By Mike Rowan, 11/13/2009
HSAs: A Tax-free Medical Investment Fund and Additional Retirement Account The lack of health insurance is one of the biggest reasons more people don't retire before age 65. In addition, many Americans reach retirement age woefully unprepared for the medical expenses they'll face. Establishing an HSA, or Health Savings Account, is one solution that can be used to build up money for medical expenses incurred during retirement.
During retirement, the average couple retiring in 2008 will need $225,000 just to cover medical expenses according to Fidelity. This estimate, up an average of 5.8 percent a year since 2002, includes:
The cost of Medicare Part B and Part D premiums
Co-payments
Deductibles and excluded benefits
Out-of-pocket costs for prescription drugs
Vision and Dental Services
The Numbers about Health Expenditures don’t Lie Furthermore, these figures do not even include the cost of over-the-counter medications and long-term care insurance if needed. If you take these into consideration, the Employee Benefit Research Institute estimates that you’ll need nearly $300,000 over the course of your retirement.

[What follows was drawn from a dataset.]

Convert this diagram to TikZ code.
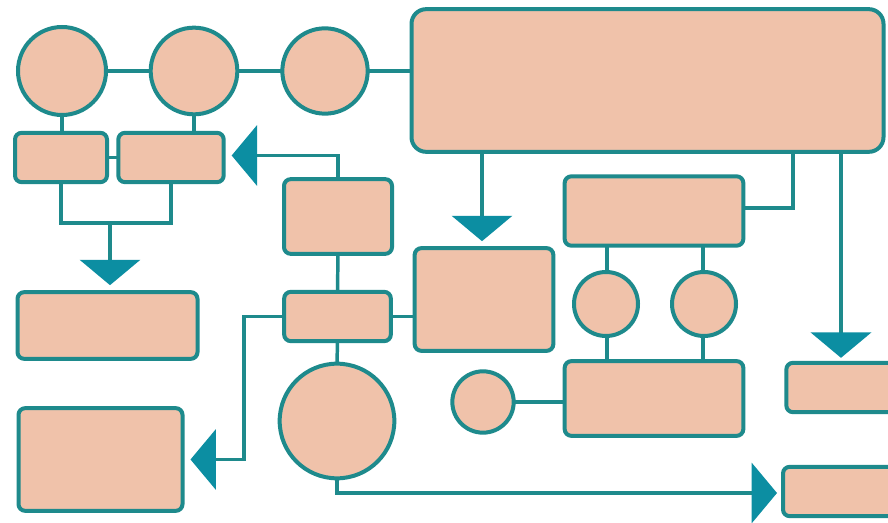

It is a fact that medical costs are rising more than three times faster than salaries. As a result, individuals should be factoring life-long health-care expenses into their overall financial planning. HSA plans are overlooked typically in leiu of traditional retirement plans such as a 401k or company pensions. However, as the figures above illustrate, this is one planning scenario that generally isn’t part of the overall financial plan.